Good luck as you continue your journey!

Brad

noob2024 (original poster)
Posts: 22
Joined: 2 months ago

#3: Post by noob2024 (original poster) »

Thanks Brad for those kind words, and I hope you find some fun ideas to try with your journey. I will post some videos and pictures of the espresso shot. Unforunately, I did not capture any prior to the fix, but for a 20 year old espresso for someone who just started less then two weeks, I'm pretty proud.

noob2024 (original poster)
Posts: 22
Joined: 2 months ago

#4: Post by noob2024 (original poster) »

@bznelson91 here is the link and some photos of the espresso.

how to tune brtaza grinder
my espresso shot on francis x3

User avatar
zammie
Posts: 85
Joined: 10 years ago

#5: Post by zammie »

Hi Pomer! Welcome to HB! That shot looks pretty good! I think you will be right at home here, given your willingness to tinker and experiment.

When you are ready to move on from the Virtuoso, you can take a look at hand grinders like Kingrinder or 1ZPresso for espresso.
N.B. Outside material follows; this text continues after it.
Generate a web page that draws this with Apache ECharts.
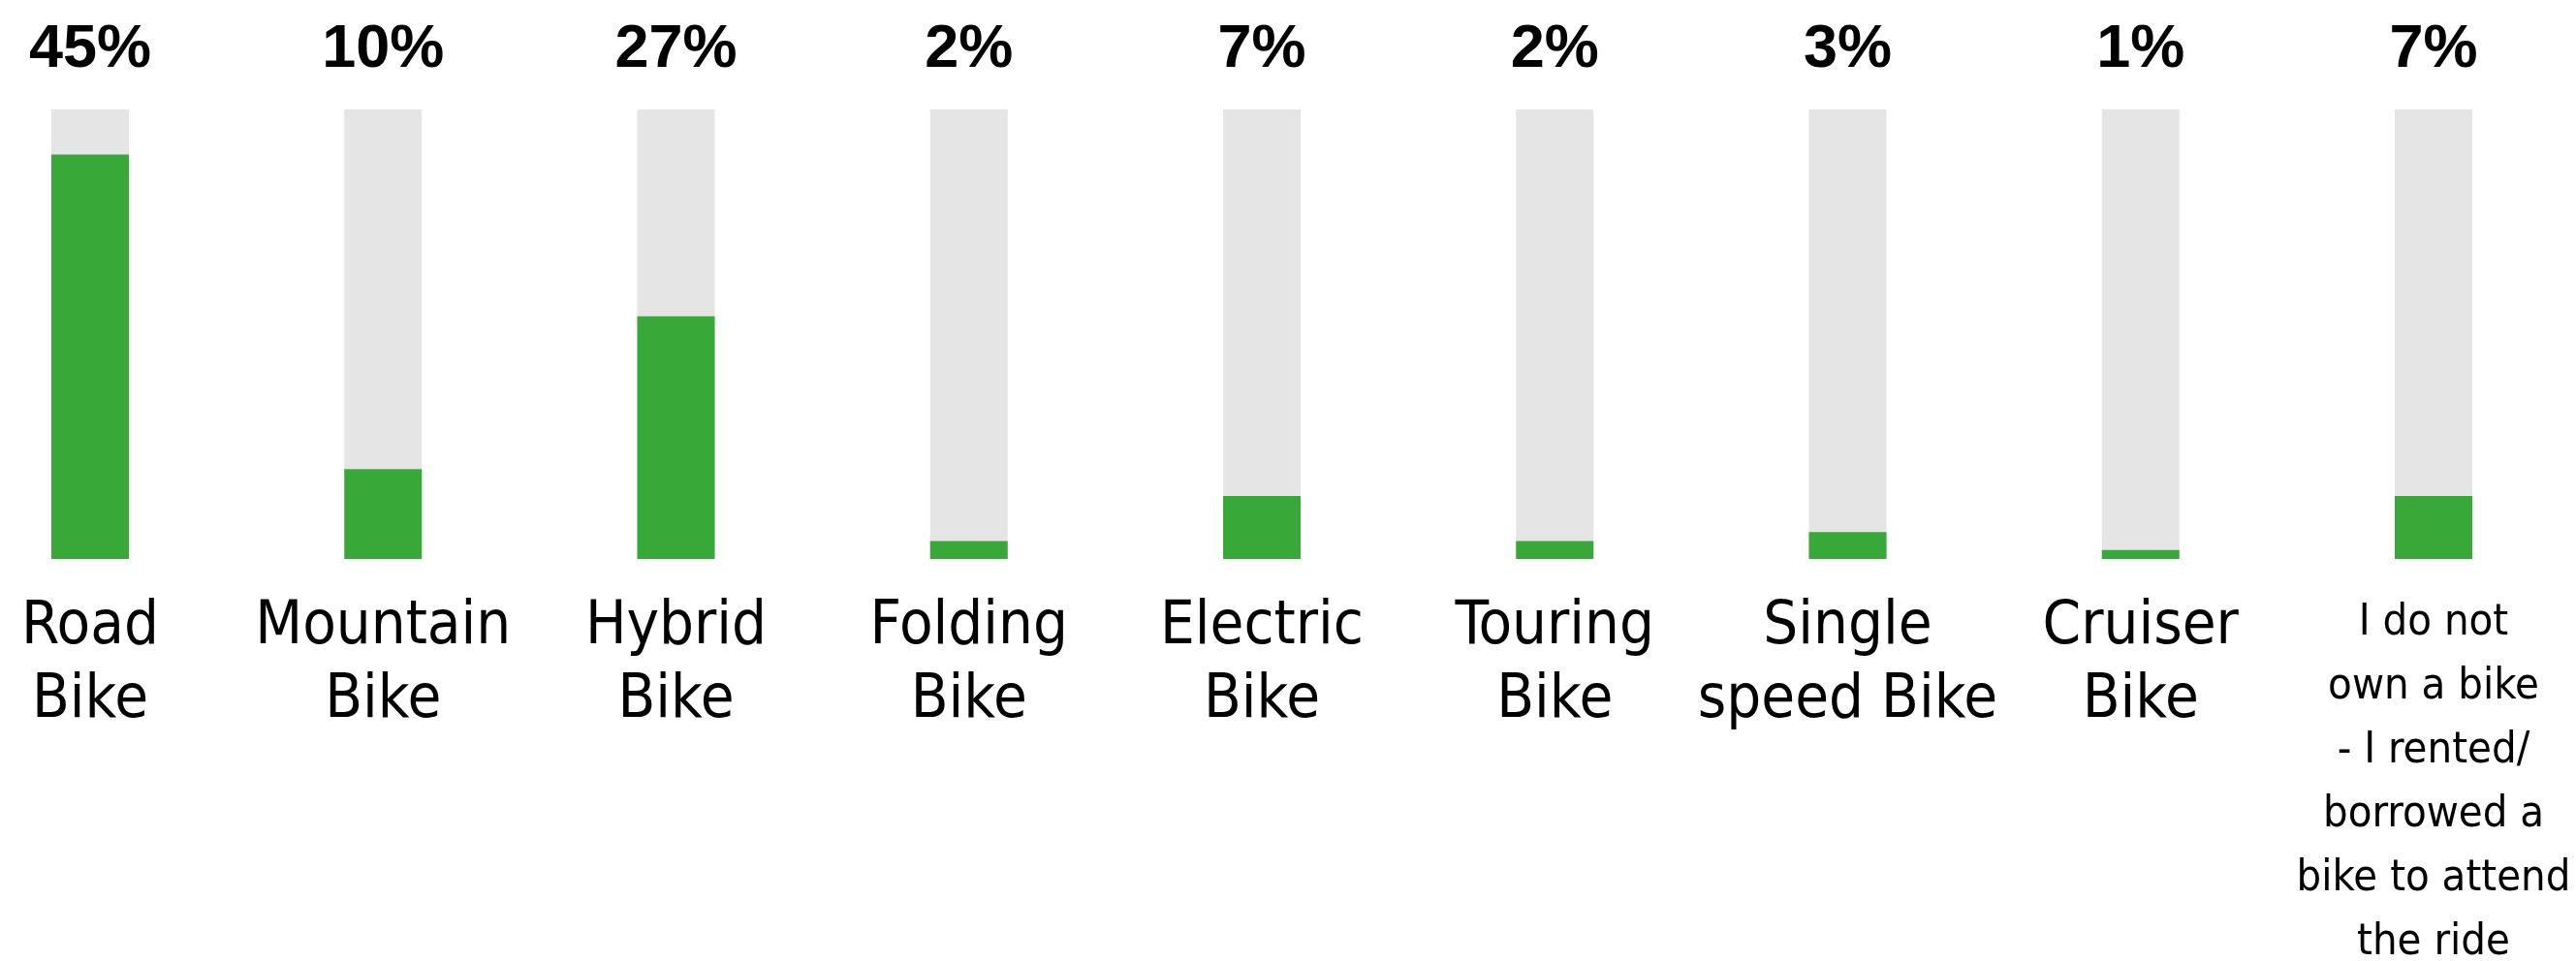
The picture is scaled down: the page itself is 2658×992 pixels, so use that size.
<!DOCTYPE html>
<html>
<head>
<meta charset="utf-8">
<script src="https://cdn.jsdelivr.net/npm/echarts@6/dist/echarts.min.js"></script>
<style>
  html, body { margin: 0; padding: 0; background: #fff; }
  #chart { width: 2658px; height: 992px; }
</style>
</head>
<body>
<div id="chart"></div>
<script>
// bike types (axis labels)
var categories = [
  'Road\nBike',
  'Mountain\nBike',
  'Hybrid\nBike',
  'Folding\nBike',
  'Electric\nBike',
  'Touring\nBike',
  'Single\nspeed Bike',
  'Cruiser\nBike',
  'I do not\nown a bike\n- I rented/\nborrowed a\nbike to attend\nthe ride'
]
// share of riders, %
var shares = [45, 10, 27, 2, 7, 2, 3, 1, 7]
var shareLabels = ['45%', '10%', '27%', '2%', '7%', '2%', '3%', '1%', '7%']
var scaleMax = 50

var labelFont = '"DejaVu Sans Condensed", "DejaVu Sans", sans-serif'

var chart = echarts.init(document.getElementById('chart'))

chart.setOption({
  animation: false,
  grid: {
    left: 93,
    right: 147,
    top: 113,
    bottom: 415,
    containLabel: false,
    outerBoundsMode: 'none'
  },
  xAxis: [{
    type: 'category',
    position: 'bottom',
    data: categories,
    boundaryGap: false,
    axisLine: { show: false },
    axisTick: { show: false },
    axisLabel: {
      interval: 0,
      margin: 33,
      color: '#000',
      fontFamily: labelFont,
      fontSize: 63,
      lineHeight: 76,
      align: 'center',
      formatter: function (val, idx) {
        // the last label is long, drawn smaller
        if (idx === categories.length - 1) {
          return '{s|' + val + '}'
        }
        return val
      },
      rich: {
        s: {
          fontSize: 45,
          lineHeight: 66,
          color: '#000',
          fontFamily: labelFont
        }
      }
    }
  }, {
    type: 'category',
    position: 'top',
    data: shareLabels,
    boundaryGap: false,
    axisLine: { show: false },
    axisTick: { show: false },
    axisLabel: {
      interval: 0,
      margin: 30,
      color: '#000',
      fontFamily: '"Liberation Sans", Arial, sans-serif',
      fontWeight: 'bold',
      fontSize: 63
    }
  }],
  yAxis: {
    type: 'value',
    min: 0,
    max: scaleMax,
    show: false,
    splitLine: { show: false }
  },
  series: [{
    type: 'bar',
    data: shares,
    barWidth: 80,
    showBackground: true,
    backgroundStyle: {
      color: '#e5e5e5'
    },
    itemStyle: {
      color: '#38a938'
    }
  }]
})
</script>
</body>
</html>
They offer amazing bang for buck (about $70-80 for Kingrinder K2) and you can return the Virtouso for pourover grinding.
dizzy

LMWDP #455

noob2024 (original poster)
Posts: 22
Joined: 2 months ago

#6: Post by noob2024 (original poster) »

Thanks Dizzy. appreciate it.

KieranB1996
Posts: 3
Joined: 1 month ago

#7: Post by KieranB1996 »

Wow, interesting read. You really have used some unorthodox methods, but I think it's great

noob2024 (original poster)
Posts: 22
Joined: 2 months ago

#8: Post by noob2024 (original poster) »

Thanks Kieran. Learning to fix and use the 20 years old espresso has taught me quite a bit about espresso. I get amazing extraction @ 30secs, and doesn't cost me tons of money. I kid you not, this budget machine can rival any fancy espresso shops. It makes really tasty shoots, and it cost me $60 plus $20 for new pump. I just received a pressure gauge and a opv valve. Will test the current pressure and after opv valve replacement pressure.